Organized and hosted by Xavier School, the conference served as a venue for educators to explore, experiment and converse about the changing education environment. Each day was highlighted by keynote sessions with Apple Distinguished Educators and experts in their fields. David Larson, a design technology teacher at the Canadian International School of Hong Kong, shared his experience on adapting to the changes in technology and exploiting the possibilities that these changes offer to his classroom.

Day 2 was opened by Ms. Maria Ressa, CEO of Rappler Philippines, who led a comprehensive discussion on the evolving online media environment, citing emerging phenomena such as crowdsourcing, big data, and the widespread participation in social media. Ms. Ressa challenged educators to think of how they could use crowdsourcing in education, just as citizens use social media to organize relief efforts during calamities.

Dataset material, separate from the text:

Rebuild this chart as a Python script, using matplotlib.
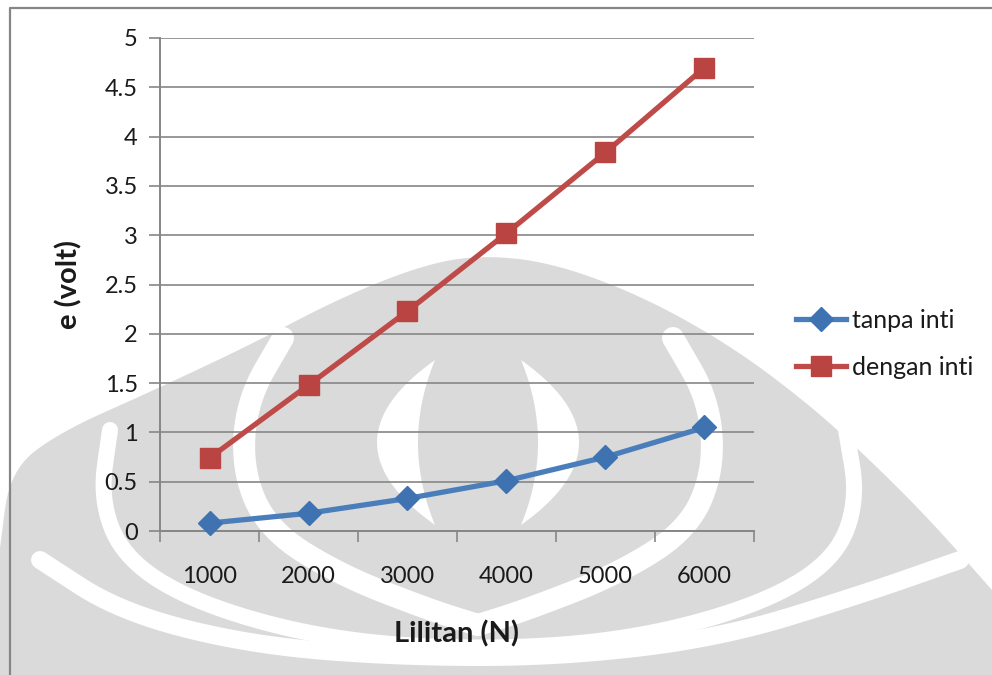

Crowdsourcing, Ms. Ressa insightfully opined, is a kind of “21st century bayanihan.”

Ms. Melinda Alford, teaching and learning coordinator at Cebu International School, discussed the importance of something quite basic yet often forgotten: having fun in the classroom.

“It really is more fun in the Philippines,” Ms. Alford reminded the group. “And so there’s no reason why our classrooms can’t be more fun too.”

This brought home the message that behind all this technology, the most important connection is still the one we make with our students, and that we must keep the sense of wonder alive in our classrooms.

The last day was opened by Br. Dennis Magbanua, President of De LaSalle College of St. Benilde and former president of De La Salle Zobel. He shared about De La Salle Zobel’s journey of being one of the early adopters in using tablets in the classroom, and the school’s ultimate vision of enabling students to take part in nation building. This was further reinforced by DepEd Assistant Secretary Rey Laguda, who outlined government’s plans of improving public school education through various IT initiatives.

In between plenary sessions, participants took part in various breakout sessions, which provided an intimate venue for sharing effective teaching strategies, changing pedagogies, and various hands-on tech skills that teachers can easily apply in the classroom. Each day ended with synthesis sessions to give participants a chance to reflect on the past day and, more importantly, to identify concrete plans of action for their respective schools.

Much like the interconnectedness of the digital age, the 3-day FIT conference allowed the participating schools to break down the barriers for closer and more effective collaboration. Hopefully, this forum will serve as a jump-off point for schools to continue working together in this shared journey of exploring new frontiers and innovations in teaching.